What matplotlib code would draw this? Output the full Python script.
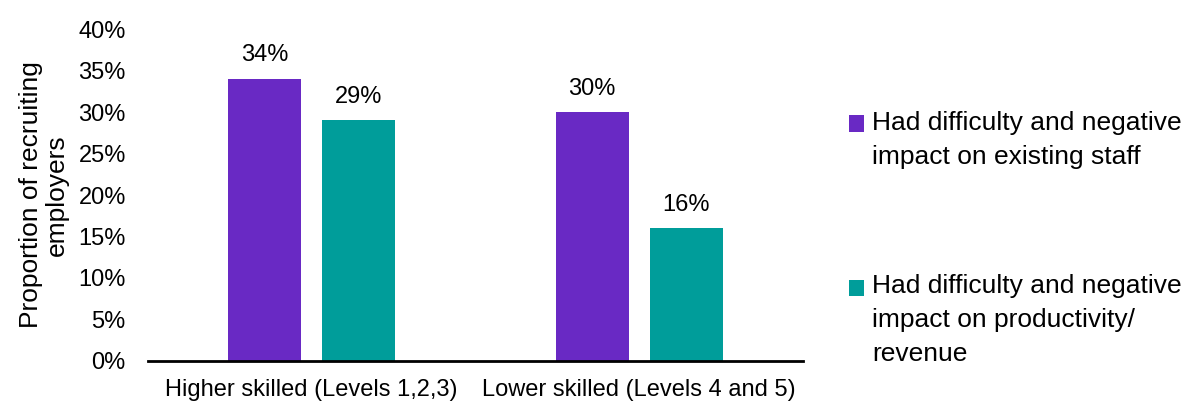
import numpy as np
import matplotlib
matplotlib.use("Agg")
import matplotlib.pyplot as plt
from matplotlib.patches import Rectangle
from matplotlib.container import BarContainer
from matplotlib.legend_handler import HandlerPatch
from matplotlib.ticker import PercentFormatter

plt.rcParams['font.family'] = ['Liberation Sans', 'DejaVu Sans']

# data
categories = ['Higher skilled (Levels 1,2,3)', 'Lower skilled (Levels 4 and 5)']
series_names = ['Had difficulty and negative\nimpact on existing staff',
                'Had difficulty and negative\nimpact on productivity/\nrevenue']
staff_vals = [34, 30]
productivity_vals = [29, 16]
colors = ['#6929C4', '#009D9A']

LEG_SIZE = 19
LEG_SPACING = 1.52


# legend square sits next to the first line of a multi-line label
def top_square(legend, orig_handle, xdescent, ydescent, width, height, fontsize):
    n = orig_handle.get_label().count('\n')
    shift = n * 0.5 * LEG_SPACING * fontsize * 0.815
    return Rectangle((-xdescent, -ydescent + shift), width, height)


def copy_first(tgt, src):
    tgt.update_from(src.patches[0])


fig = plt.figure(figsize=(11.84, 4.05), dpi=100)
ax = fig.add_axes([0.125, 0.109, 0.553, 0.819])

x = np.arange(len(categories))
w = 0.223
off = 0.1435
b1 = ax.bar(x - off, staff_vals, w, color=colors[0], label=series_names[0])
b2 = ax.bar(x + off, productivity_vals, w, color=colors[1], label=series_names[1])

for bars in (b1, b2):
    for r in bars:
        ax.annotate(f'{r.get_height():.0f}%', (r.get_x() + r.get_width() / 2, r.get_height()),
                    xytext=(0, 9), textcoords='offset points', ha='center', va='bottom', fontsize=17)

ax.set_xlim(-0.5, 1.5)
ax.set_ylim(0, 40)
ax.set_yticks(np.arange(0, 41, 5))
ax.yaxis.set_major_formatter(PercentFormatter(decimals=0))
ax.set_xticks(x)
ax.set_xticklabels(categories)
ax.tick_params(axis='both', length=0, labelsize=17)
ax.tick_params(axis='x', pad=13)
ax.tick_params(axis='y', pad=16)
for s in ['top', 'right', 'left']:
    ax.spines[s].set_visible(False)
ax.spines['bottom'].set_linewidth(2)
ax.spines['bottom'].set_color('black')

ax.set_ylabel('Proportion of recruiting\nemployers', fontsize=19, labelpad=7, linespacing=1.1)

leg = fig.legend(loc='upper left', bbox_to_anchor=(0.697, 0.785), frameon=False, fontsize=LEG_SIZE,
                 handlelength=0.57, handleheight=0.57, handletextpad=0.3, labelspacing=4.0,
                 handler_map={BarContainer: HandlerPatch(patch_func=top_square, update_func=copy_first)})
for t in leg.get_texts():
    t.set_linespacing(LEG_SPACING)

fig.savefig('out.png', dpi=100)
# # # #
_Problem_.
Give the data again exactly as written, with all pictures left out.

_Answer to the task_.
What matplotlib code would draw this? Output the full Python script.
import numpy as np
import matplotlib
matplotlib.use("Agg")
import matplotlib.pyplot as plt
from matplotlib.patches import Rectangle
from matplotlib.container import BarContainer
from matplotlib.legend_handler import HandlerPatch
from matplotlib.ticker import PercentFormatter

plt.rcParams['font.family'] = ['Liberation Sans', 'DejaVu Sans']

# data
categories = ['Higher skilled (Levels 1,2,3)', 'Lower skilled (Levels 4 and 5)']
series_names = ['Had difficulty and negative\nimpact on existing staff',
                'Had difficulty and negative\nimpact on productivity/\nrevenue']
staff_vals = [34, 30]
productivity_vals = [29, 16]
colors = ['#6929C4', '#009D9A']

LEG_SIZE = 19
LEG_SPACING = 1.52


# legend square sits next to the first line of a multi-line label
def top_square(legend, orig_handle, xdescent, ydescent, width, height, fontsize):
    n = orig_handle.get_label().count('\n')
    shift = n * 0.5 * LEG_SPACING * fontsize * 0.815
    return Rectangle((-xdescent, -ydescent + shift), width, height)


def copy_first(tgt, src):
    tgt.update_from(src.patches[0])


fig = plt.figure(figsize=(11.84, 4.05), dpi=100)
ax = fig.add_axes([0.125, 0.109, 0.553, 0.819])

x = np.arange(len(categories))
w = 0.223
off = 0.1435
b1 = ax.bar(x - off, staff_vals, w, color=colors[0], label=series_names[0])
b2 = ax.bar(x + off, productivity_vals, w, color=colors[1], label=series_names[1])

for bars in (b1, b2):
    for r in bars:
        ax.annotate(f'{r.get_height():.0f}%', (r.get_x() + r.get_width() / 2, r.get_height()),
                    xytext=(0, 9), textcoords='offset points', ha='center', va='bottom', fontsize=17)

ax.set_xlim(-0.5, 1.5)
ax.set_ylim(0, 40)
ax.set_yticks(np.arange(0, 41, 5))
ax.yaxis.set_major_formatter(PercentFormatter(decimals=0))
ax.set_xticks(x)
ax.set_xticklabels(categories)
ax.tick_params(axis='both', length=0, labelsize=17)
ax.tick_params(axis='x', pad=13)
ax.tick_params(axis='y', pad=16)
for s in ['top', 'right', 'left']:
    ax.spines[s].set_visible(False)
ax.spines['bottom'].set_linewidth(2)
ax.spines['bottom'].set_color('black')

ax.set_ylabel('Proportion of recruiting\nemployers', fontsize=19, labelpad=7, linespacing=1.1)

leg = fig.legend(loc='upper left', bbox_to_anchor=(0.697, 0.785), frameon=False, fontsize=LEG_SIZE,
                 handlelength=0.57, handleheight=0.57, handletextpad=0.3, labelspacing=4.0,
                 handler_map={BarContainer: HandlerPatch(patch_func=top_square, update_func=copy_first)})
for t in leg.get_texts():
    t.set_linespacing(LEG_SPACING)

fig.savefig('out.png', dpi=100)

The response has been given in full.